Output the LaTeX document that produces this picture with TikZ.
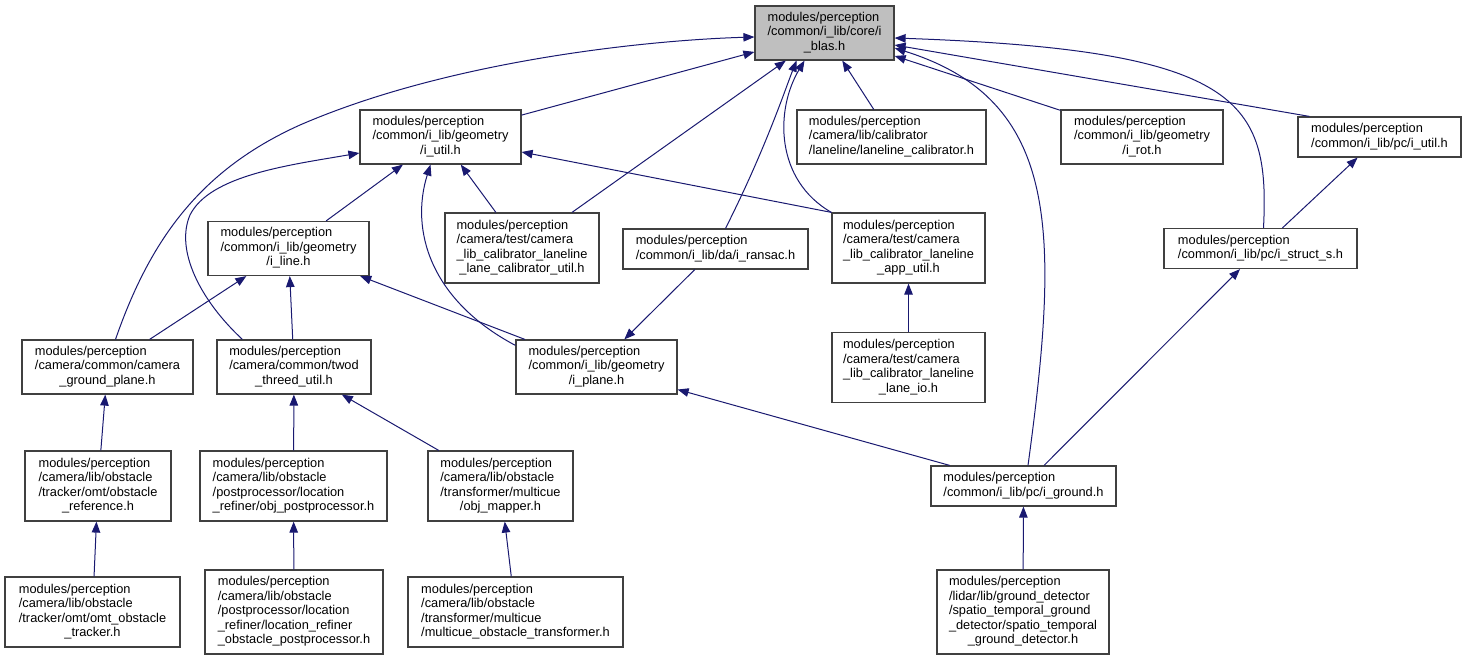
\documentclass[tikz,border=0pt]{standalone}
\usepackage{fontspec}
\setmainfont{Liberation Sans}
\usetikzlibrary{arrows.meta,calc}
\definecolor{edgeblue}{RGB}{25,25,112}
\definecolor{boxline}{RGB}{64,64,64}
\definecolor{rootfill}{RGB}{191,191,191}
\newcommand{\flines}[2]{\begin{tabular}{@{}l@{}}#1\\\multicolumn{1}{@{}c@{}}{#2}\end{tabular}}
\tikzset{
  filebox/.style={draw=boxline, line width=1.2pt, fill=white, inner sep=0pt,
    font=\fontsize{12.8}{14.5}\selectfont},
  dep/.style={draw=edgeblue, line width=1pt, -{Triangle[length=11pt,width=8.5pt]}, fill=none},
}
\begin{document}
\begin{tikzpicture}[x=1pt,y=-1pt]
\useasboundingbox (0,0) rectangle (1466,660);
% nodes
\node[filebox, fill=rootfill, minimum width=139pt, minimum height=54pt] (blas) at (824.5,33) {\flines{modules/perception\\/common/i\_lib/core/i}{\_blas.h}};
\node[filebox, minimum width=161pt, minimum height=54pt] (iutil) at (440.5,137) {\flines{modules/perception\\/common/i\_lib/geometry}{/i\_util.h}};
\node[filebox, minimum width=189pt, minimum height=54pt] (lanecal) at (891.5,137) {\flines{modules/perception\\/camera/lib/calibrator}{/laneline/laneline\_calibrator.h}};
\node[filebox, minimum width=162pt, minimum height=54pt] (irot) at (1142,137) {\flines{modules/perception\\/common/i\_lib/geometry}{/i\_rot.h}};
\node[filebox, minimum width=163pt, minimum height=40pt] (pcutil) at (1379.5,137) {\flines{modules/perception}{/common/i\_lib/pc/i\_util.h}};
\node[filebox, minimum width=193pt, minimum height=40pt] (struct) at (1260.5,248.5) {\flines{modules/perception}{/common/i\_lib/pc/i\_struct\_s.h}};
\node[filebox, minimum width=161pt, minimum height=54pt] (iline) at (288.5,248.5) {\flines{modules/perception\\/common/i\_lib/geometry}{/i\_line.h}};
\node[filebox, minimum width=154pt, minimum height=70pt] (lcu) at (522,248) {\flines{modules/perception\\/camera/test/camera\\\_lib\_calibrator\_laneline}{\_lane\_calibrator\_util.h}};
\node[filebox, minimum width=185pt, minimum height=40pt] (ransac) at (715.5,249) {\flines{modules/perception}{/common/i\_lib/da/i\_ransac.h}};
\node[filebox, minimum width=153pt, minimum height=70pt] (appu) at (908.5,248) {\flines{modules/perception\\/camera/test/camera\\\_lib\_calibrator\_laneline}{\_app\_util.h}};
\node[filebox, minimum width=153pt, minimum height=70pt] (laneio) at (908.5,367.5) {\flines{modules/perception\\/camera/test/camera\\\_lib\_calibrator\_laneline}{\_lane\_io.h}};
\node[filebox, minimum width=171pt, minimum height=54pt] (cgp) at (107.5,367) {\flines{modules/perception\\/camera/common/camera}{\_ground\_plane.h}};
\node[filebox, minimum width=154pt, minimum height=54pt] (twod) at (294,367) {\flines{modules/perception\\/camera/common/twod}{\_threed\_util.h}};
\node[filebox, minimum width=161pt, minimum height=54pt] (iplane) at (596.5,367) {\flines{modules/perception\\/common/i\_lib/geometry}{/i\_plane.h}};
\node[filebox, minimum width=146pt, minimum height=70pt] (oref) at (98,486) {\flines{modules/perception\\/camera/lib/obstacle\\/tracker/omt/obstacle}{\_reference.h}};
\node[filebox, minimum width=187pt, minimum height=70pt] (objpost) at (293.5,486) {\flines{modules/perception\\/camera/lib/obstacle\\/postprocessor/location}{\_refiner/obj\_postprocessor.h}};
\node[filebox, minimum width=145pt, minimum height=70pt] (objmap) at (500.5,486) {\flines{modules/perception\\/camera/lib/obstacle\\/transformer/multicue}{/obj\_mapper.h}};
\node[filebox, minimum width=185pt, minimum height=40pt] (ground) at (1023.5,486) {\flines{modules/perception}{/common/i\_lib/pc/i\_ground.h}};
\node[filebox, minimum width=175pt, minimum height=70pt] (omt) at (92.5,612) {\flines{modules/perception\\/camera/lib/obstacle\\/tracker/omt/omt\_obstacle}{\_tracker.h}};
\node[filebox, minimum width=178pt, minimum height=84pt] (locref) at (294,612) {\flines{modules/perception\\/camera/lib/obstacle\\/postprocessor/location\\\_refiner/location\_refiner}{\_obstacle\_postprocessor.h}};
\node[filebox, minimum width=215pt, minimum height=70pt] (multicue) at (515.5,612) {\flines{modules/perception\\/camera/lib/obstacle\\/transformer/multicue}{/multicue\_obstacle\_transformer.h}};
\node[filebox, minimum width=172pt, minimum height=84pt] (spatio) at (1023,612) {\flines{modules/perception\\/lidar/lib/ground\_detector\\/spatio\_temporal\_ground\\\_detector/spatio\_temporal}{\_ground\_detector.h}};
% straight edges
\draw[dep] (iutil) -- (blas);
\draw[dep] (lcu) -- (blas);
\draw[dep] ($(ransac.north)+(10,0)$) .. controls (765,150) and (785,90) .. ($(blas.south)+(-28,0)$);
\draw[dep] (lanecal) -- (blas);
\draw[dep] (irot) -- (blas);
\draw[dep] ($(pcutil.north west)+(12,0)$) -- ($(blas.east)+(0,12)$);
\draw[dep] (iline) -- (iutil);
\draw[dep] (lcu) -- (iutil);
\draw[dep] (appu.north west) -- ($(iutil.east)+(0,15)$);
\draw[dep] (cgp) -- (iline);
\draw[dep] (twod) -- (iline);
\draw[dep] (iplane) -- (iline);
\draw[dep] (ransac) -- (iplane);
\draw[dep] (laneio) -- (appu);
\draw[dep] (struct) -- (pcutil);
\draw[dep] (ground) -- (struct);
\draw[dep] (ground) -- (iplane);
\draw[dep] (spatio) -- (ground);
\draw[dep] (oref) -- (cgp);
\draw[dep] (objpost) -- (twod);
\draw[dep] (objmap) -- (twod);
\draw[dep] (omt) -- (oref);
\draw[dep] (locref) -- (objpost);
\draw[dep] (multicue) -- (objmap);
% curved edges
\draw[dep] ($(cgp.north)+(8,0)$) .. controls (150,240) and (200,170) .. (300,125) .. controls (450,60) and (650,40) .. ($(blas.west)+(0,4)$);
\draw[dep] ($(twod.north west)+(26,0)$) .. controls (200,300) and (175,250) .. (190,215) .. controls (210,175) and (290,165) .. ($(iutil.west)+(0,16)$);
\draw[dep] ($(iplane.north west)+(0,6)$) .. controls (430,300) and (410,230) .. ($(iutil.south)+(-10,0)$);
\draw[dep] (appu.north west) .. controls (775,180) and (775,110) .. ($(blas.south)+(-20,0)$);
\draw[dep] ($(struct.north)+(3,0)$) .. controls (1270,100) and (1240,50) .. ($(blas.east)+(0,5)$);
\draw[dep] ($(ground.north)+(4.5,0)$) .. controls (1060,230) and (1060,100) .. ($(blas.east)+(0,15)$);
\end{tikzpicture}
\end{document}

**********

• [Exercise task]: Every line of the data above should be quoted exactly. Omit the pictures.

• [Exercise response]:
Output the LaTeX document that produces this picture with TikZ.
\documentclass[tikz,border=0pt]{standalone}
\usepackage{fontspec}
\setmainfont{Liberation Sans}
\usetikzlibrary{arrows.meta,calc}
\definecolor{edgeblue}{RGB}{25,25,112}
\definecolor{boxline}{RGB}{64,64,64}
\definecolor{rootfill}{RGB}{191,191,191}
\newcommand{\flines}[2]{\begin{tabular}{@{}l@{}}#1\\\multicolumn{1}{@{}c@{}}{#2}\end{tabular}}
\tikzset{
  filebox/.style={draw=boxline, line width=1.2pt, fill=white, inner sep=0pt,
    font=\fontsize{12.8}{14.5}\selectfont},
  dep/.style={draw=edgeblue, line width=1pt, -{Triangle[length=11pt,width=8.5pt]}, fill=none},
}
\begin{document}
\begin{tikzpicture}[x=1pt,y=-1pt]
\useasboundingbox (0,0) rectangle (1466,660);
% nodes
\node[filebox, fill=rootfill, minimum width=139pt, minimum height=54pt] (blas) at (824.5,33) {\flines{modules/perception\\/common/i\_lib/core/i}{\_blas.h}};
\node[filebox, minimum width=161pt, minimum height=54pt] (iutil) at (440.5,137) {\flines{modules/perception\\/common/i\_lib/geometry}{/i\_util.h}};
\node[filebox, minimum width=189pt, minimum height=54pt] (lanecal) at (891.5,137) {\flines{modules/perception\\/camera/lib/calibrator}{/laneline/laneline\_calibrator.h}};
\node[filebox, minimum width=162pt, minimum height=54pt] (irot) at (1142,137) {\flines{modules/perception\\/common/i\_lib/geometry}{/i\_rot.h}};
\node[filebox, minimum width=163pt, minimum height=40pt] (pcutil) at (1379.5,137) {\flines{modules/perception}{/common/i\_lib/pc/i\_util.h}};
\node[filebox, minimum width=193pt, minimum height=40pt] (struct) at (1260.5,248.5) {\flines{modules/perception}{/common/i\_lib/pc/i\_struct\_s.h}};
\node[filebox, minimum width=161pt, minimum height=54pt] (iline) at (288.5,248.5) {\flines{modules/perception\\/common/i\_lib/geometry}{/i\_line.h}};
\node[filebox, minimum width=154pt, minimum height=70pt] (lcu) at (522,248) {\flines{modules/perception\\/camera/test/camera\\\_lib\_calibrator\_laneline}{\_lane\_calibrator\_util.h}};
\node[filebox, minimum width=185pt, minimum height=40pt] (ransac) at (715.5,249) {\flines{modules/perception}{/common/i\_lib/da/i\_ransac.h}};
\node[filebox, minimum width=153pt, minimum height=70pt] (appu) at (908.5,248) {\flines{modules/perception\\/camera/test/camera\\\_lib\_calibrator\_laneline}{\_app\_util.h}};
\node[filebox, minimum width=153pt, minimum height=70pt] (laneio) at (908.5,367.5) {\flines{modules/perception\\/camera/test/camera\\\_lib\_calibrator\_laneline}{\_lane\_io.h}};
\node[filebox, minimum width=171pt, minimum height=54pt] (cgp) at (107.5,367) {\flines{modules/perception\\/camera/common/camera}{\_ground\_plane.h}};
\node[filebox, minimum width=154pt, minimum height=54pt] (twod) at (294,367) {\flines{modules/perception\\/camera/common/twod}{\_threed\_util.h}};
\node[filebox, minimum width=161pt, minimum height=54pt] (iplane) at (596.5,367) {\flines{modules/perception\\/common/i\_lib/geometry}{/i\_plane.h}};
\node[filebox, minimum width=146pt, minimum height=70pt] (oref) at (98,486) {\flines{modules/perception\\/camera/lib/obstacle\\/tracker/omt/obstacle}{\_reference.h}};
\node[filebox, minimum width=187pt, minimum height=70pt] (objpost) at (293.5,486) {\flines{modules/perception\\/camera/lib/obstacle\\/postprocessor/location}{\_refiner/obj\_postprocessor.h}};
\node[filebox, minimum width=145pt, minimum height=70pt] (objmap) at (500.5,486) {\flines{modules/perception\\/camera/lib/obstacle\\/transformer/multicue}{/obj\_mapper.h}};
\node[filebox, minimum width=185pt, minimum height=40pt] (ground) at (1023.5,486) {\flines{modules/perception}{/common/i\_lib/pc/i\_ground.h}};
\node[filebox, minimum width=175pt, minimum height=70pt] (omt) at (92.5,612) {\flines{modules/perception\\/camera/lib/obstacle\\/tracker/omt/omt\_obstacle}{\_tracker.h}};
\node[filebox, minimum width=178pt, minimum height=84pt] (locref) at (294,612) {\flines{modules/perception\\/camera/lib/obstacle\\/postprocessor/location\\\_refiner/location\_refiner}{\_obstacle\_postprocessor.h}};
\node[filebox, minimum width=215pt, minimum height=70pt] (multicue) at (515.5,612) {\flines{modules/perception\\/camera/lib/obstacle\\/transformer/multicue}{/multicue\_obstacle\_transformer.h}};
\node[filebox, minimum width=172pt, minimum height=84pt] (spatio) at (1023,612) {\flines{modules/perception\\/lidar/lib/ground\_detector\\/spatio\_temporal\_ground\\\_detector/spatio\_temporal}{\_ground\_detector.h}};
% straight edges
\draw[dep] (iutil) -- (blas);
\draw[dep] (lcu) -- (blas);
\draw[dep] ($(ransac.north)+(10,0)$) .. controls (765,150) and (785,90) .. ($(blas.south)+(-28,0)$);
\draw[dep] (lanecal) -- (blas);
\draw[dep] (irot) -- (blas);
\draw[dep] ($(pcutil.north west)+(12,0)$) -- ($(blas.east)+(0,12)$);
\draw[dep] (iline) -- (iutil);
\draw[dep] (lcu) -- (iutil);
\draw[dep] (appu.north west) -- ($(iutil.east)+(0,15)$);
\draw[dep] (cgp) -- (iline);
\draw[dep] (twod) -- (iline);
\draw[dep] (iplane) -- (iline);
\draw[dep] (ransac) -- (iplane);
\draw[dep] (laneio) -- (appu);
\draw[dep] (struct) -- (pcutil);
\draw[dep] (ground) -- (struct);
\draw[dep] (ground) -- (iplane);
\draw[dep] (spatio) -- (ground);
\draw[dep] (oref) -- (cgp);
\draw[dep] (objpost) -- (twod);
\draw[dep] (objmap) -- (twod);
\draw[dep] (omt) -- (oref);
\draw[dep] (locref) -- (objpost);
\draw[dep] (multicue) -- (objmap);
% curved edges
\draw[dep] ($(cgp.north)+(8,0)$) .. controls (150,240) and (200,170) .. (300,125) .. controls (450,60) and (650,40) .. ($(blas.west)+(0,4)$);
\draw[dep] ($(twod.north west)+(26,0)$) .. controls (200,300) and (175,250) .. (190,215) .. controls (210,175) and (290,165) .. ($(iutil.west)+(0,16)$);
\draw[dep] ($(iplane.north west)+(0,6)$) .. controls (430,300) and (410,230) .. ($(iutil.south)+(-10,0)$);
\draw[dep] (appu.north west) .. controls (775,180) and (775,110) .. ($(blas.south)+(-20,0)$);
\draw[dep] ($(struct.north)+(3,0)$) .. controls (1270,100) and (1240,50) .. ($(blas.east)+(0,5)$);
\draw[dep] ($(ground.north)+(4.5,0)$) .. controls (1060,230) and (1060,100) .. ($(blas.east)+(0,15)$);
\end{tikzpicture}
\end{document}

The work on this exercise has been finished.